ORGANIC DAIRY MARKET NEWS: The Agricultural Marketing Service (AMS) reported October 2022 estimated fluid product sales. The U.S. sales of total organic milk products was 237 million pounds, up 2.0 percent from October 2021, but down 0.9 percent year-to-date. Organic whole milk sales, 116 million pounds, were up 7.2 percent compared to a year earlier and up 3.1 percent year -to-date. Reduced fat milk (2%) sales were 79 million pounds, up 4.7 percent from the previous year, but down 2.4 percent year-to-date. Organic flavored whole milk sales, 1 million pounds, decreased 70.9 percent from the previous year and decreased 8 percent year-to-date. Meanwhile, the December 2022 in-store retail surveys of selected supermarkets in twenty-nine U.S. cities show the retail prices of organic whole milk in the half gallon container. The prices ranged from $3.94 in, Houston, TX, to $6.49 in Pittsburgh, PA. The December 2022 simple average price increased to $4.76 from $4.74 the previous month. Regionally, the percentage of organic dairy retail advertisement in the Southeast grew by 122 percent, compared to the previous survey period.
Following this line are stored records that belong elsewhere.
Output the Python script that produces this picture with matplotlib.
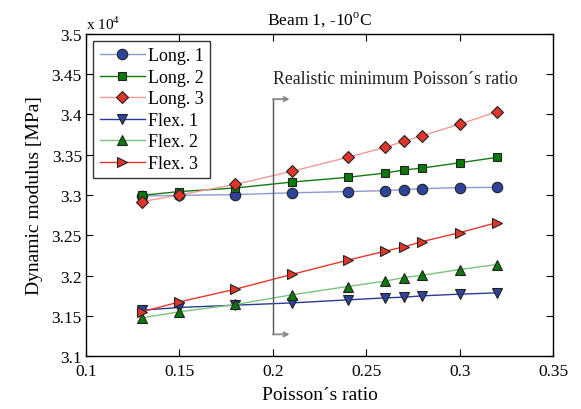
import matplotlib
matplotlib.use("Agg")
import matplotlib.pyplot as plt

plt.rcParams['font.family'] = 'Liberation Serif'
plt.rcParams['mathtext.fontset'] = 'custom'
plt.rcParams['mathtext.rm'] = 'Liberation Serif'

# poisson ratios used for every series
nu = [0.13, 0.15, 0.18, 0.21, 0.24, 0.26, 0.27, 0.28, 0.30, 0.32]

# dynamic modulus, units of 1e4 MPa
long1 = [3.2987, 3.2996, 3.3004, 3.3027, 3.3042, 3.3054, 3.3066, 3.3079, 3.3091, 3.3095]
long2 = [3.2996, 3.3042, 3.3087, 3.3160, 3.3219, 3.3272, 3.3310, 3.3334, 3.3400, 3.3467]
long3 = [3.2918, 3.3000, 3.3132, 3.3293, 3.3467, 3.3591, 3.3665, 3.3736, 3.3880, 3.4033]
flex1 = [3.1570, 3.1604, 3.1632, 3.1660, 3.1698, 3.1723, 3.1731, 3.1748, 3.1769, 3.1785]
flex2 = [3.1475, 3.1550, 3.1641, 3.1760, 3.1864, 3.1930, 3.1975, 3.2004, 3.2075, 3.2137]
flex3 = [3.1550, 3.1673, 3.1831, 3.2013, 3.2190, 3.2302, 3.2355, 3.2422, 3.2533, 3.2657]

labels = ['Long. 1', 'Long. 2', 'Long. 3', 'Flex. 1', 'Flex. 2', 'Flex. 3']
markers = ['o', 's', 'D', 'v', '^', '>']
line_colors = ['#8a9ad4', '#137a13', '#f29a92', '#2b3a95', '#7cc47c', '#e8372a']
face_colors = ['#2e449c', '#0b780b', '#e0352a', '#2e449c', '#0b780b', '#e0352a']
msizes = [7.5, 6, 6.5, 7.5, 7.5, 7.5]

# realistic minimum poisson ratio marker line
nu_min = 0.2
line_lo, line_hi = 3.127, 3.419

fig = plt.figure(figsize=(5.81, 4.10), dpi=100)
ax = fig.add_axes([0.148, 0.129, 0.804, 0.786])

for y, lab, m, lc, fc, ms in zip([long1, long2, long3, flex1, flex2, flex3],
                                 labels, markers, line_colors, face_colors, msizes):
    ax.plot(nu, y, color=lc, lw=1.0, marker=m, markersize=ms,
            markerfacecolor=fc, markeredgecolor='#222222', markeredgewidth=0.8, label=lab)

# vertical line with little arrows
ax.plot([nu_min, nu_min], [line_lo, line_hi], color='#555555', lw=1.0)
for yy in [line_lo, line_hi]:
    ax.annotate('', xy=(nu_min + 0.009, yy), xytext=(nu_min, yy),
                arrowprops=dict(arrowstyle='->,head_length=0.3,head_width=0.15',
                                color='#888888', lw=1.3, shrinkA=0, shrinkB=0))
ax.text(nu_min, 3.4335, 'Realistic minimum Poisson\u00b4s ratio', fontsize=12.8,
        ha='left', va='bottom', color='#222222')

ax.set_xlim(0.1, 0.35)
ax.set_ylim(3.1, 3.5)
ax.set_xticks([0.1, 0.15, 0.2, 0.25, 0.3, 0.35])
ax.set_xticklabels(['0.1', '0.15', '0.2', '0.25', '0.3', '0.35'])
ax.set_yticks([3.1, 3.15, 3.2, 3.25, 3.3, 3.35, 3.4, 3.45, 3.5])
ax.set_yticklabels(['3.1', '3.15', '3.2', '3.25', '3.3', '3.35', '3.4', '3.45', '3.5'])
ax.tick_params(direction='in', top=True, right=True, labelsize=12.5, length=5)
ax.tick_params(axis='x', pad=5)
ax.tick_params(axis='y', pad=3)
for s in ax.spines.values():
    s.set_linewidth(1.0)

ax.set_xlabel('Poisson\u00b4s ratio', fontsize=14, labelpad=5)
ax.set_ylabel('Dynamic modulus [MPa]', fontsize=14, labelpad=6)
ax.set_title('Beam 1, -10$^{\\mathrm{o}}$C', fontsize=12.5, pad=7)
ax.text(0.0, 1.005, 'x 10$^4$', transform=ax.transAxes, fontsize=11,
        ha='left', va='bottom')

leg = ax.legend(loc='upper left', fontsize=13, frameon=True, fancybox=False,
                borderaxespad=0.4, handlelength=2.5, labelspacing=0.25,
                borderpad=0.35, handletextpad=0.2)
leg.get_frame().set_edgecolor('black')
leg.get_frame().set_linewidth(1.0)

fig.savefig('out.png', dpi=100)
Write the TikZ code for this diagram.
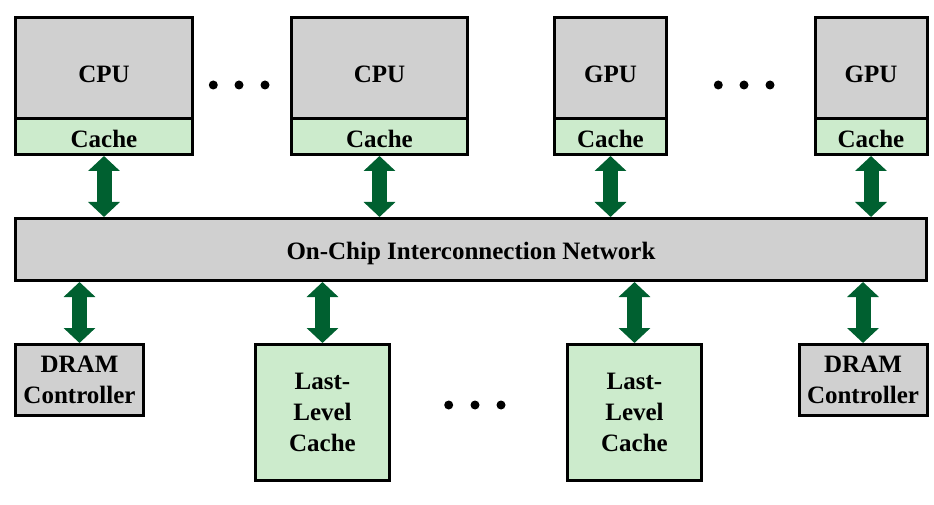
\documentclass[tikz,border=0pt]{standalone}
\usepackage{fontspec}
\setmainfont{Liberation Serif}
\usetikzlibrary{arrows.meta}
\definecolor{boxgray}{RGB}{208,208,208}
\definecolor{cachegreen}{RGB}{204,235,204}
\definecolor{arrowgreen}{RGB}{0,96,48}
\begin{document}
\begin{tikzpicture}[x=1pt,y=-1pt,
  blk/.style={draw=black, line width=3pt, inner sep=0pt, align=center,
    font=\bfseries\fontsize{25}{31}\selectfont},
  graybox/.style={blk, fill=boxgray},
  greenbox/.style={blk, fill=cachegreen},
  proc/.style={graybox, minimum height=101.5pt, text height=28pt, text depth=0pt},
  cachebox/.style={greenbox, minimum height=35.5pt, text height=21pt, text depth=0pt},
  dram/.style={graybox, minimum width=128pt, minimum height=71pt},
  llc/.style={greenbox, minimum width=134pt, minimum height=136pt},
  bus/.style={line width=15pt, color=arrowgreen,
    {Triangle[width=31pt,length=15pt]}-{Triangle[width=31pt,length=15pt]}},
  dot/.style={fill=black}
]
\useasboundingbox (0,0) rectangle (934,505);

% processors
\node[proc, minimum width=177pt] (cpu1) at (104,68.25) {CPU};
\node[cachebox, minimum width=177pt] (c1) at (104,136.75) {Cache};
\node[proc, minimum width=176pt] (cpu2) at (379.5,68.25) {CPU};
\node[cachebox, minimum width=176pt] (c2) at (379.5,136.75) {Cache};
\node[proc, minimum width=112pt] (gpu1) at (610.5,68.25) {GPU};
\node[cachebox, minimum width=112pt] (c3) at (610.5,136.75) {Cache};
\node[proc, minimum width=112pt] (gpu2) at (871,68.25) {GPU};
\node[cachebox, minimum width=112pt] (c4) at (871,136.75) {Cache};

% network
\node[graybox, minimum width=911pt, minimum height=62pt, text height=25.6pt, text depth=6pt]
  (net) at (471,249.5) {On-Chip Interconnection Network};

% bottom row
\node[dram] (d1) at (79.5,380) {DRAM\\Controller};
\node[llc] (l1) at (322.5,412.5) {Last-\\Level\\Cache};
\node[llc] (l2) at (634.5,412.5) {Last-\\Level\\Cache};
\node[dram] (d2) at (863,380) {DRAM\\Controller};

% arrows
\foreach \c in {c1,c2,c3,c4}
  \draw[bus] (\c.south) -- (\c.south |- net.north);
\foreach \b in {d1,l1,l2,d2}
  \draw[bus] (\b.north |- net.south) -- (\b.north);

% ellipses
\foreach \x in {213.3,239,265}
  \fill[dot] (\x,85) circle[radius=4.5pt];
\foreach \x in {718.3,744,770}
  \fill[dot] (\x,85) circle[radius=4.5pt];
\foreach \x in {448.7,475,501}
  \fill[dot] (\x,405) circle[radius=4.5pt];
\end{tikzpicture}
\end{document}
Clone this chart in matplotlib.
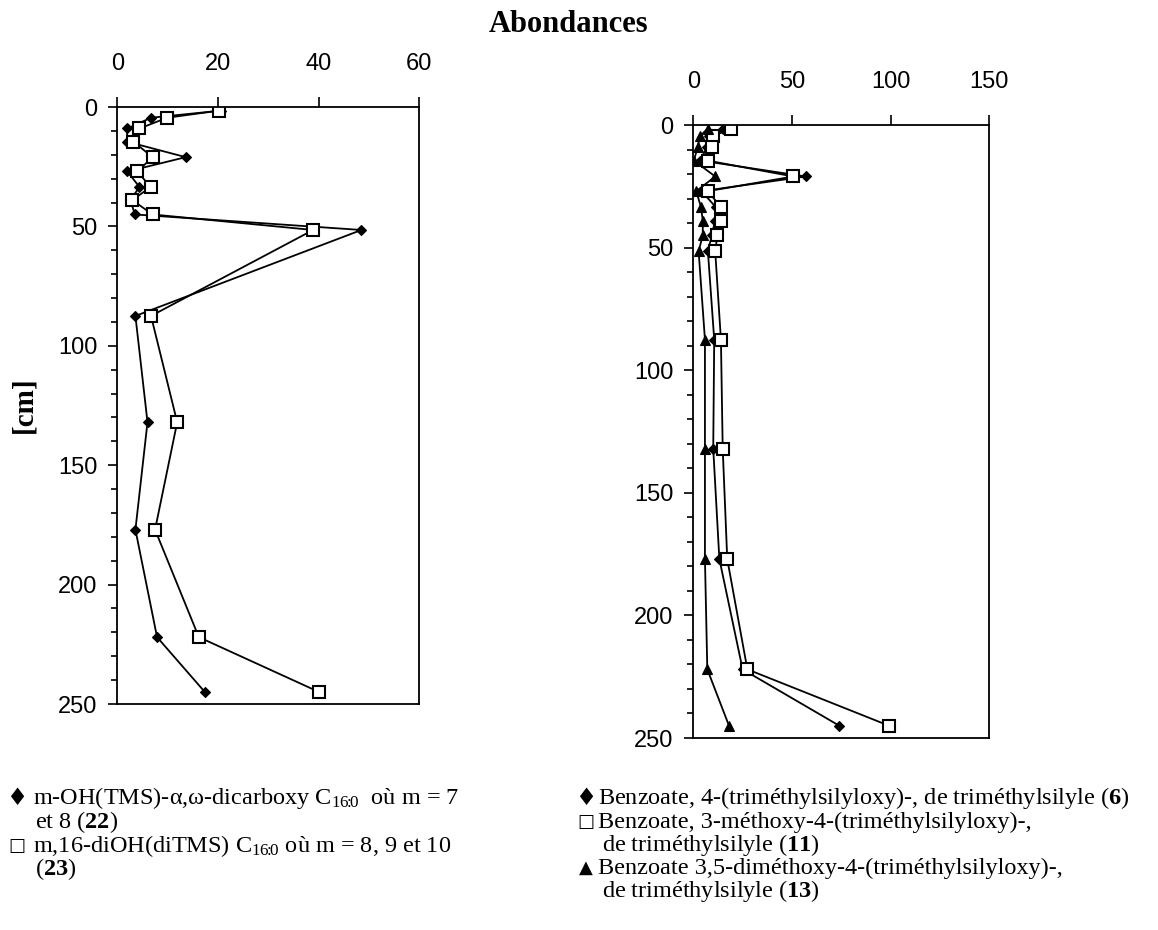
import matplotlib
matplotlib.use('Agg')
import matplotlib.pyplot as plt
from matplotlib.ticker import MultipleLocator

plt.rcParams['font.family'] = ['Liberation Sans', 'DejaVu Sans']
plt.rcParams['mathtext.fontset'] = 'custom'
plt.rcParams['mathtext.rm'] = 'Liberation Serif'
plt.rcParams['mathtext.it'] = 'Liberation Serif:italic'
plt.rcParams['mathtext.bf'] = 'Liberation Serif:bold'

# profondeurs (cm)
depth = [1.5, 4.5, 9, 14.5, 21, 27, 33.5, 39, 45, 51.5, 87.5, 132, 177, 222, 245]

# panneau gauche
acide_22 = [20.7, 6.7, 2.0, 1.9, 13.6, 2.0, 4.4, 2.6, 3.5, 48.5, 3.6, 6.0, 3.6, 7.9, 17.4]
acide_23 = [20.3, 9.9, 4.4, 3.2, 7.0, 4.0, 6.6, 3.0, 7.0, 38.9, 6.7, 11.9, 7.5, 16.2, 40.1]

# panneau droit
benz_6 = [15.0, 8.0, 6.8, 3.6, 56.9, 4.2, 11.4, 11.0, 9.4, 7.4, 10.6, 10.1, 13.2, 25.0, 74.0]
benz_11 = [19.1, 10.0, 9.3, 7.2, 50.7, 7.2, 14.2, 14.0, 12.2, 11.1, 14.0, 14.9, 17.2, 27.4, 99.2]
benz_13 = [7.3, 3.4, 2.2, 0.3, 11.1, 1.5, 3.9, 4.8, 4.8, 2.7, 5.9, 5.9, 5.9, 7.1, 18.1]

W, H = 1158, 930
fig = plt.figure(figsize=(W / 100, H / 100), dpi=100)

ax1 = fig.add_axes([117.3 / W, 1 - 704 / H, 302 / W, 597 / H])
ax2 = fig.add_axes([693.3 / W, 1 - 738 / H, 296 / W, 613 / H])

line_kw = dict(color='black', lw=1.3)
diam = dict(marker='D', ms=5.5, mfc='black', mec='black', mew=0.8)
sq = dict(marker='s', ms=8.5, mfc='white', mec='black', mew=1.5)
tri = dict(marker='^', ms=7.5, mfc='black', mec='black', mew=0.8)

ax1.plot(acide_22, depth, **line_kw, **diam)
ax1.plot(acide_23, depth, **line_kw, **sq)

ax2.plot(benz_6, depth, **line_kw, **diam)
ax2.plot(benz_11, depth, **line_kw, **sq)
ax2.plot(benz_13, depth, **line_kw, **tri)

for ax, xmax, xstep in [(ax1, 60, 20), (ax2, 150, 50)]:
    ax.set_xlim(0, xmax)
    ax.set_ylim(250, 0)
    ax.xaxis.set_major_locator(MultipleLocator(xstep))
    ax.yaxis.set_major_locator(MultipleLocator(50))
    ax.yaxis.set_minor_locator(MultipleLocator(10))
    ax.xaxis.tick_top()
    ax.tick_params(axis='x', which='major', direction='out', length=7, width=1.2,
                   labelsize=17, pad=16)
    ax.tick_params(axis='y', which='major', direction='out', length=6.5, width=1.2,
                   labelsize=17, pad=8, right=False)
    ax.tick_params(axis='y', which='minor', direction='out', length=4.3, width=1.2,
                   right=False)
    for s in ax.spines.values():
        s.set_linewidth(1.3)

fig.text(569 / W, 1 - 24 / H, 'Abondances', ha='center', va='center',
         fontsize=22, fontweight='bold', family='Liberation Serif')
fig.text(24 / W, 1 - 405 / H, '[cm]', ha='center', va='center', rotation=90,
         fontsize=21, fontweight='bold', family='Liberation Serif')

# légendes (texte)
txt = dict(fontsize=17.5, family='Liberation Serif', va='center', ha='left')
sub = '$_{\\mathrm{16}\\!\\!:\\!\\!\\mathrm{0}}$'

left_lines = [
    (33, 798, 'm-OH(TMS)-\u03b1,\u03c9-dicarboxy C' + sub + '  où m = 7'),
    (35, 822, 'et 8 ($\\mathbf{22}$)'),
    (33, 846, 'm,16-diOH(diTMS) C' + sub + ' où m = 8, 9 et 10'),
    (35, 869, '($\\mathbf{23}$)'),
]
right_lines = [
    (598, 798, 'Benzoate, 4-(triméthylsilyloxy)-, de triméthylsilyle ($\\mathbf{6}$)'),
    (598, 822, 'Benzoate, 3-méthoxy-4-(triméthylsilyloxy)-,'),
    (602, 845, 'de triméthylsilyle ($\\mathbf{11}$)'),
    (598, 868, 'Benzoate 3,5-diméthoxy-4-(triméthylsilyloxy)-,'),
    (602, 891, 'de triméthylsilyle ($\\mathbf{13}$)'),
]
for x, y, s in left_lines + right_lines:
    fig.text(x / W, 1 - y / H, s, **txt)

symbols = [(17, 798, '\u2666', 17), (17, 846, '\u25a1', 13),
           (586, 798, '\u2666', 17), (586, 822, '\u25a1', 13), (586, 868, '\u25b2', 13)]
for x, y, s, fs in symbols:
    fig.text(x / W, 1 - y / H, s, fontsize=fs, family='DejaVu Sans',
             va='center', ha='center')

fig.savefig('out.png', dpi=100)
No retail grocers in Hawaii, Alaska, nor the Midwest region promoted organic dairy products listed in the survey this period.

NATIONAL RETAIL REPORT: Conventional dairy ads decreased by 9 percent, while total organic dairy ads decreased by 15 percent this week. Conventional ice cream in 48 to 64-ounce containers continues to be the most advertised dairy product, with a weighted average advertised price of $3.72, up 8 cents from last week. Conventional butter in one-pound packs appeared in 63 percent fewer ads this week, perhaps marking the end of holiday baking season, while holding a weighted average advertised price of $4.30, up 35 cents from last week.